Four years after a coach plunged off a mountain road killing a party of local schoolchildren, the mother of one of the dead, the 14-year-old Camille, discovers her daughter raiding the fridge, seemingly unscathed, un-aged and oblivious to her fate. “The weirdest thing happened to me,” Camille nonchalantly tells her stupefied “maman”, and soon other supposedly long-buried teenagers start turning up at their old homes.

“I love Romero’s films but I thought it would be interesting to imagine what might happen in the real world when the dead try to regain their place in society,” says Fabrice Gobert, the writer-director of The Returned, who found inspiration from sources as diverse as the 2009 Swedish vampire movie Let the Right One In, E4’s youthful superpower fantasy Misfits and Gregory Crewdson’s menacingly surreal photographs of small-town America. “I generally don’t like fantasy TV shows,” he says. “I prefer The Sopranos and Six Feet Under, where it’s a bit slow and focused on the characters.”

As such there are no big Gallic stars, and all the children were sourced locally, including Yara Pilartz, who is wonderfully natural as Camille. The understated but atmospheric soundtrack is from Scottish rock band Mogwai, whose founding member, Dominic Aitchison, tells me that: “We tried to create an eerie tone without being cheesy, which is quite difficult, as we discovered.”

Caroline Benjo also produced the 2004 movie (again called Les Revenants) on which it is based, says they were surprised by its rapturous reception in France. “It also had a very strong response on the internet,” she says. “There were 20,000 people every night on the Facebook page on Canal+ for Les Revenants, just fighting about who had the right answer.”

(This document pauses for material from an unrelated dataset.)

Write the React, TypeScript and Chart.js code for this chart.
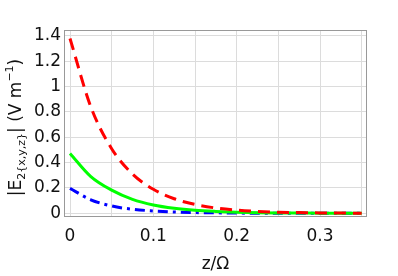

Paul Abbott, creator of Shameless, has bought the English-language rights. “Paul was totally excited by the concept,” says Benjo, and it’s easy to see why, especially given the nice meta-touch that these French teenagers know their zombie lore. “The characters have seen zombie films so they are afraid to become zombies,” says Gobert, who is busy writing a second series that will finally address the question: What is it exactly to become a zombie? The undead are likely to get a more sympathetic answer here than in this summer’s blockbuster World War Z, as those zombies are up against Brad Pitt. There’ll only be one winner there.